Do I need to fill out a Form 1041 for my mother's estate?

My mother died last April. At that time she had about $40,000 in cash in savings, investments, and retirement accounts on which I, my sister, or both of us were joint owners. We split the cash evenly within a few weeks.

She also had a house, which we sold within a few months, and split the proceeds of that as well. All of that was in accordance with her will, and there is no disagreement between my sister and me about any of it.

That was the extent of her assets.

I’ve completed her tax return for 2025, and am wondering if I need to file a 1041 for the estate as well. AFAICT, the estate had no income. In a previous thread here, someone said that as long as the estate didn’t earn more than $600, it’s not necessary to file a 1041.

From what possible sources could the estate have earned more than $600?

What happens if I’m supposed to file a 1041 and don’t?

Ref this IRS page Instructions for Form 1041 and Schedules A, B, G, J, and K-1 (2025) | Internal Revenue Service you must file 1041 if the estate earned more than $600 in the calendar year or one of the beneficiaries is a non-resident alien.
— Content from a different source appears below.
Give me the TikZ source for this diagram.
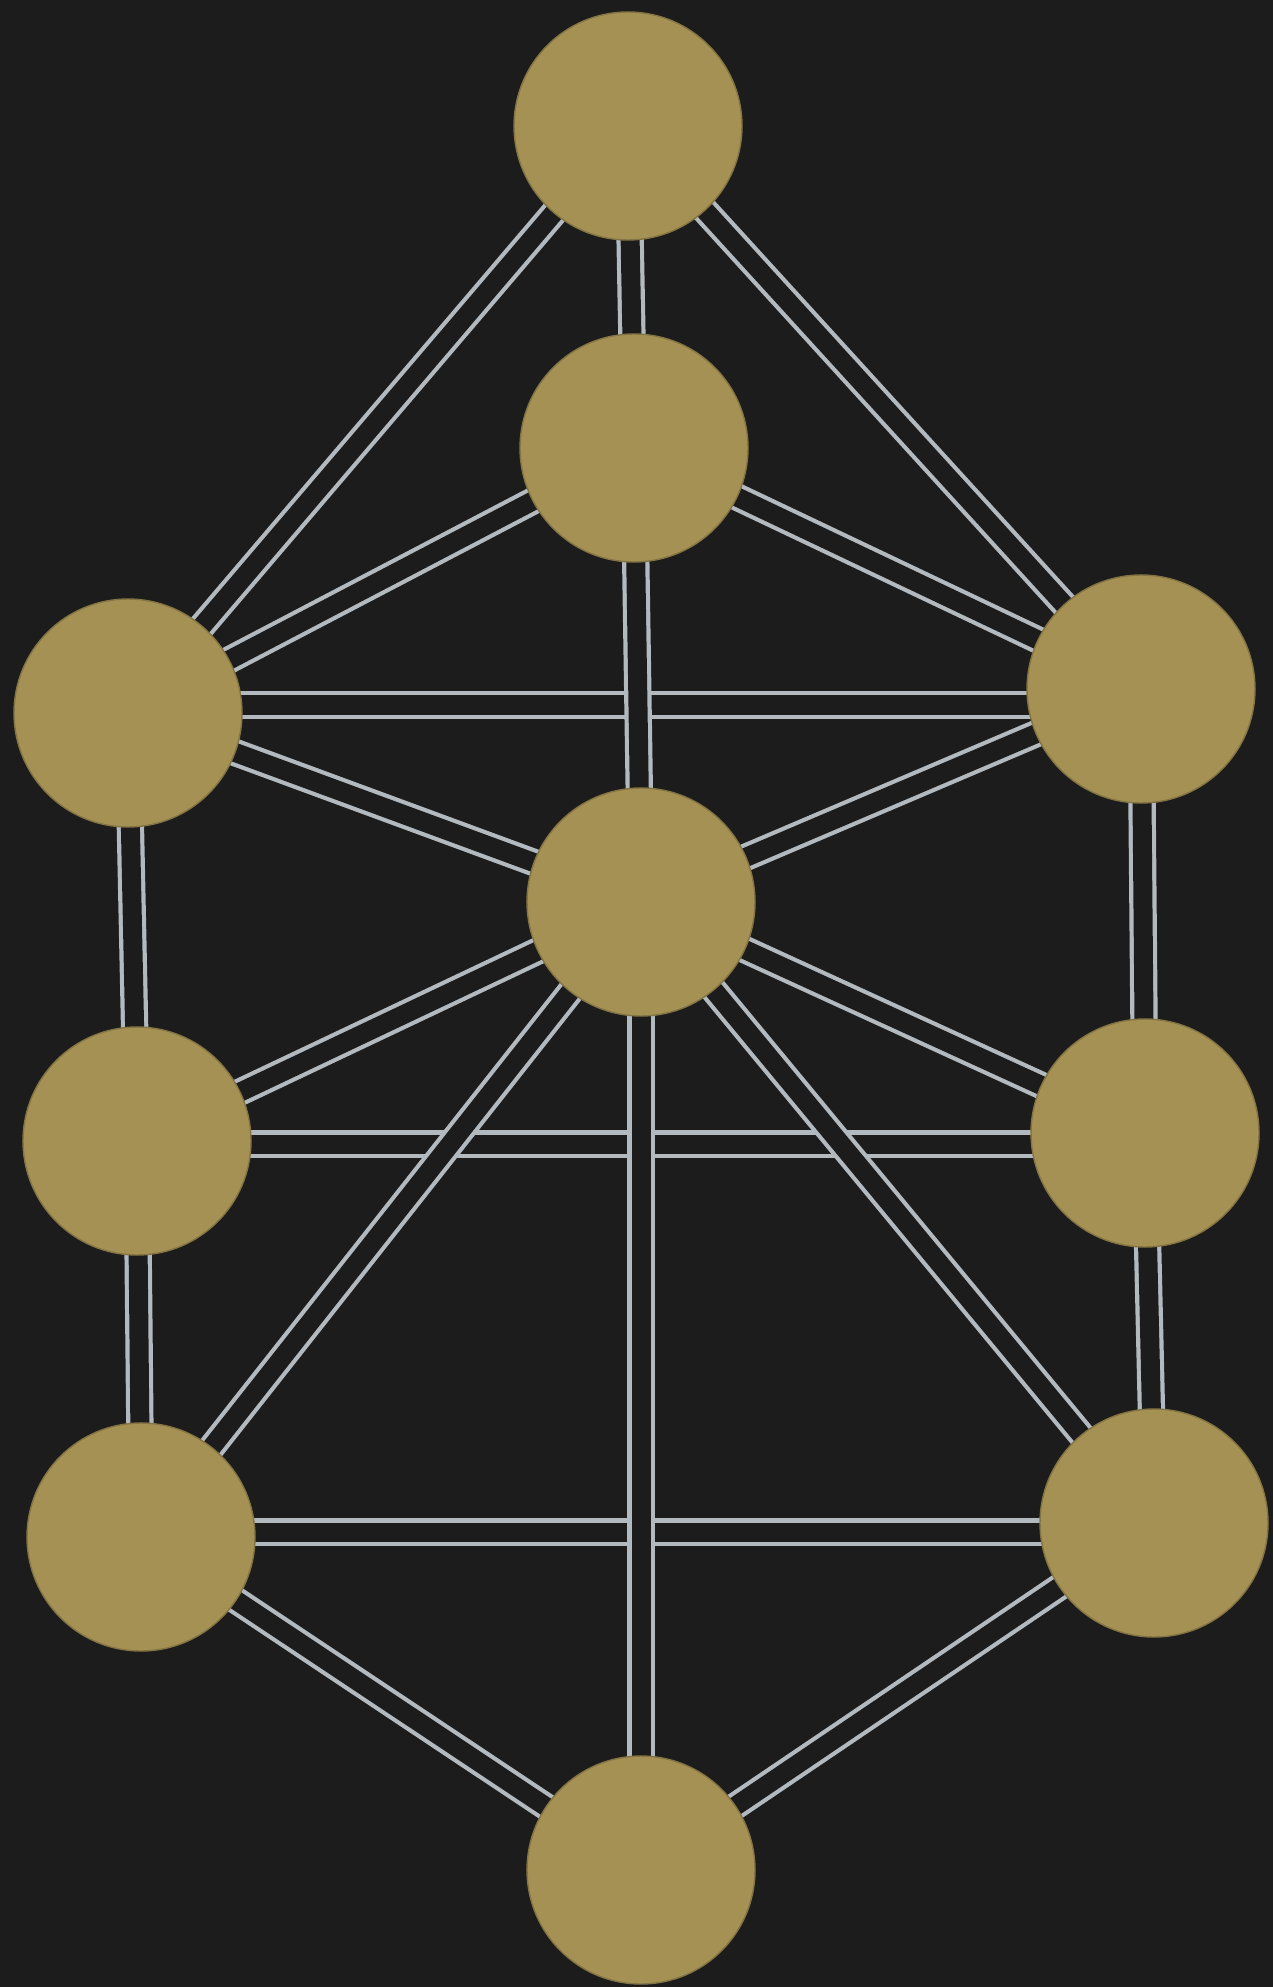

Else you don’t need to file it.

When my MIL died early in the year, her estate (trust actually, but the 1041-related rules are the same) took almost the entire rest of the calendar year to close and the stocks and bonds in there generated over $600 in interest & dividend income, plus some capital gains. So we ended up filing a 1041 with K-1s for each of the 4 beneficiaries. Each of whom then filed their copy of their K-1 with their personal income taxes (1040).

The process of doing the 1041 was real simple, even if unfamiliar. Likewise the K-1s. I did the whole thing in an afternoon.

Good bet you have less income than that and can skip the 1041 filing.

BTW, I forgot to mention that the will left everything to a trust, administered by my sister, whose beneficiaries were her and me. It seems that if the trust earned more than $600, it would have to file a 1041.

I guess I’m wondering if there’s any possible source of income to the estate or the trust that I’m not aware of. I don’t think the cash was ever part of the estate, and nothing about the sale of the house would be considered income, would it?

The house’s basis would step up the FMV at date of death. Which, procedurally, the trustee should have immediately hired an appraiser to determine as of that date. Any appraisal is of course an estimate. But it’s a legally meaningful estimate. Appraisals can be retroactively done as of some prior date, but the farther back in time you need that, the lower the accuracy.

Whenever the trust later sells the house, the difference between that appraisal value and the actual sales proceeds would be a capital gain or loss.

The same logic would apply to any financial assets the trust sells from any sort of taxable account. E.g stocks, bonds, mutual funds. The only difference is the FMV of those assets at the date of death is easily determinable retroactively. If those assets are passed in kind to the beneficiaries, there’s no reportable gain / loss until the beneficiaries eventually sell them, perhaps years later. At which point their taxable basis is whatever was their FMV at date of death.

AIUI, and this is where I’m getting near the edge of my FQ-level knowledge …

Those trust gains and losses from any source need to be reported on Schedule K-1s, one given to each trust beneficiary. Which K-1s are also reported to IRS as part of a 1041 package.